Monday, March 9, 2009

+...PeRsEpOLiS...+









PERSEPOLIS by Marjane Satrapi

It's an animation movie directed in France, using traditional drawing methods and was nominated for an Academy Award in 2008, for Best Animated Feature Film of the Year. The movie also won the Jury Prize at the Cannes Film Festival, in 2007.

It's a beautiful story about the adventures of a girl during the constant persecutions of the dictatorial regime in Iran, and, afterwards, Iraq. Marjane is a child in a world at war, then a teenager in exhile in Austria and, finally, an immigrant in France. Her autobiography is, not only moving, because it is so well told and emotionally strong, it can also go beyond the story of an Iranian woman in the West, with every misunderstanding and strangeness lived, generalizing the subject to the point where it becomes a tale about every dictatorship. To create this effect, the author used, in the making of the movie, what she calls a stylized and abstract graphic representation, taking advantage of clean, yet expressive, lines.
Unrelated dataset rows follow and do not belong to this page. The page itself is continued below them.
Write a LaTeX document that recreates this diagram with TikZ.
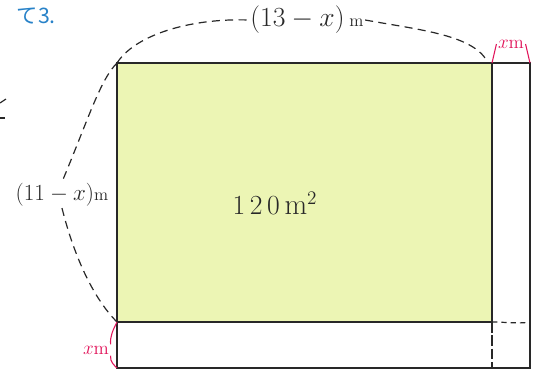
\documentclass[tikz,border=0pt]{standalone}
\usepackage{fontspec}
\newfontfamily\cjk{Noto Sans CJK JP}
\definecolor{leaf}{RGB}{236,245,180}
\definecolor{ink}{RGB}{40,40,40}
\definecolor{redink}{RGB}{225,20,90}
\definecolor{blueink}{RGB}{40,130,200}
\tikzset{
  edge/.style={draw=ink,line width=1.1pt},
  thin edge/.style={draw=ink,line width=0.8pt},
  brace/.style={draw=ink,line width=0.9pt,dash pattern=on 6pt off 4pt},
  redbrace/.style={draw=redink,line width=0.8pt},
  lab/.style={text=ink,font=\fontsize{19}{22}\selectfont,inner sep=1pt},
  biglab/.style={text=ink,font=\fontsize{22}{26}\selectfont,inner sep=1pt},
  redlab/.style={text=redink,font=\fontsize{14}{16}\selectfont,inner sep=1pt}
}
\newcommand{\unitm}{{\fontsize{13}{15}\selectfont m}}
\begin{document}
\begin{tikzpicture}[x=0.75pt,y=-0.75pt]
\useasboundingbox (0,0) rectangle (540,371);
% corners
\coordinate (tl) at (117,63);
\coordinate (tr) at (530,63);
\coordinate (br) at (530,368);
\coordinate (bl) at (117,368);
\coordinate (im) at (492,63);
\coordinate (ib) at (492,322);
\coordinate (il) at (117,322);
\coordinate (ir) at (530,322);
\coordinate (ibb) at (492,368);
% green area
\fill[leaf] (tl) rectangle (ib);
% lines
\draw[thin edge] (im) -- (ib);
\draw[thin edge] (il) -- (ib);
\draw[thin edge,dash pattern=on 8pt off 2pt] (ib) -- (ibb);
\draw[brace,dash pattern=on 4pt off 3pt] (ib) .. controls (505,322) and (520,324) .. (ir);
\draw[edge] (tl) rectangle (br);
% texts
\node[text=blueink,font=\cjk\fontsize{16}{18}\selectfont,anchor=west] (title) at (12,16) {て3.};
\node[biglab] (top) at (307,20) {$(13-x)$\,\unitm};
\node[lab] (left) at (62,195) {$(11-x)$\unitm};
\node[biglab] (area) at (275,203) {$1\,2\,0\,\mathrm{m}^2$};
\node[redlab] (rx) at (511,44) {$x$m};
\node[redlab] (bx) at (96,350) {$x$m};
% top brace
\draw[brace] (tl) .. controls (135,35) and (190,18) .. (top.west);
\draw[brace] (top.east) .. controls (420,30) and (475,35) .. (488,63);
% left brace
\draw[brace] (tl) .. controls (100,80) and (88,120) .. (left.north);
\draw[brace] (left.south) .. controls (75,260) and (95,300) .. (il);
% red braces
\draw[redbrace] (im) -- (rx.west);
\draw[redbrace] (rx.east) -- (tr);
\draw[redbrace] (il) .. controls (113,330) and (110,336) .. (bx.north east);
\draw[redbrace] (bx.south east) .. controls (110,362) and (114,365) .. (bl);
% left margin fragments
\draw[ink,line width=0.9pt] (0,103) -- (6,99);
\draw[ink,line width=0.9pt] (0,118) -- (5,118);
\end{tikzpicture}
\end{document}
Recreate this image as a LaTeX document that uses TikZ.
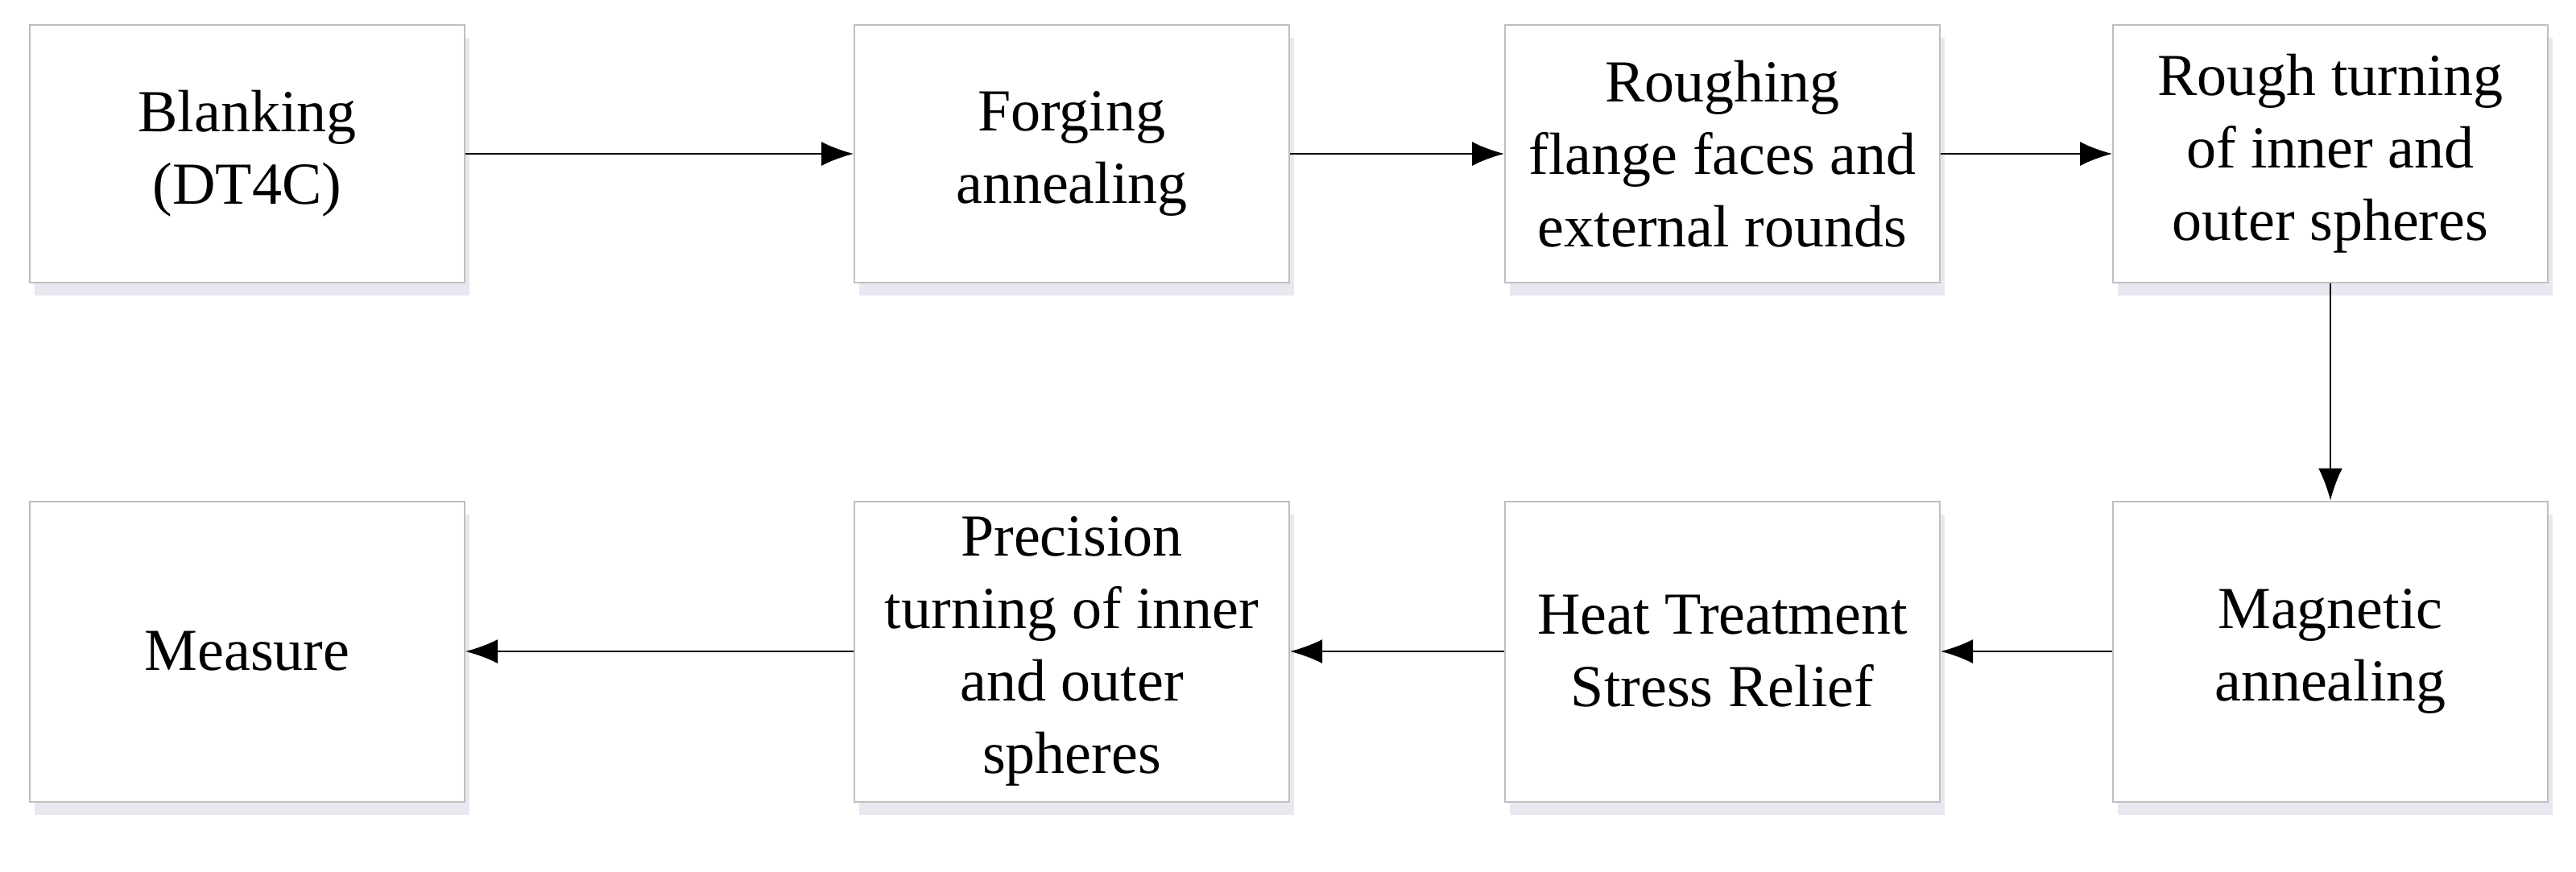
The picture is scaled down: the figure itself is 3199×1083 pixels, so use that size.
\documentclass[tikz,border=0pt]{standalone}
\usepackage{fontspec}
\setmainfont{Liberation Serif}
\usetikzlibrary{arrows.meta,shadows}
\begin{document}
\begin{tikzpicture}[x=1pt,y=-1pt,
  box/.style={draw=black!25,line width=2pt,fill=white,align=center,font=\fontsize{74}{90}\selectfont,
    drop shadow={shadow xshift=6pt,shadow yshift=-16pt,fill=blue!40!black!15,opacity=0.6}},
  top/.style={box,minimum width=540pt,minimum height=320pt,inner sep=0pt},
  bot/.style={box,minimum width=540pt,minimum height=373pt,inner sep=0pt},
  arr/.style={-{Latex[length=40pt,width=30pt]},line width=2pt}]
\useasboundingbox (0,0) rectangle (3199,1083);
\node[top] (a) at (307,191) {Blanking\\(DT4C)};
\node[top] (b) at (1331,191) {Forging\\annealing};
\node[top] (c) at (2139,191) {Roughing\\flange faces and\\external rounds};
\node[top] (d) at (2894,191) {Rough turning\\of inner and\\outer spheres};
\node[bot] (e) at (2894,809) {Magnetic\\annealing};
\node[bot] (f) at (2139,809) {Heat Treatment\\Stress Relief};
\node[bot] (g) at (1331,809) {Precision\\turning of inner\\and outer\\spheres};
\node[bot] (h) at (307,809) {Measure};
\draw[arr] (a) -- (b);
\draw[arr] (b) -- (c);
\draw[arr] (c) -- (d);
\draw[arr] (d) -- (e);
\draw[arr] (e) -- (f);
\draw[arr] (f) -- (g);
\draw[arr] (g) -- (h);
\end{tikzpicture}
\end{document}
The settings of the movie are beautiful, taking advantage of a few textures, mixing them with shades and blots that are very stylized and plane. The composition of the environments is very rich, when it comes to using fundamental lines and playing with the contrast between darkness and light, underlining the sets with bits of colour. The traditional animation, which, according to the movie's extras, takes advantage of techniques that hadn't been used for ,at least, 20 years, in France, accentuates, through a process of evening out the drawings, the aesthetic value of the movie. The sound effects are magic and Chiara Mastroianni's voice brings out the comical and the dramatic side of Marjane, a nine-year-old girl who, between the late 70s and the early 80s, witnesses the killing of her family and friends by fundamentalists who rise to power and force women to waer veils and obey senseless rules. Marjane, a girl who used to like to dance to the sound of Iron Maiden, of the punk movement, to wear sneakers and jackets with activist phrases. A girl like any other, who, at the age of nine, wanted to be a prophet.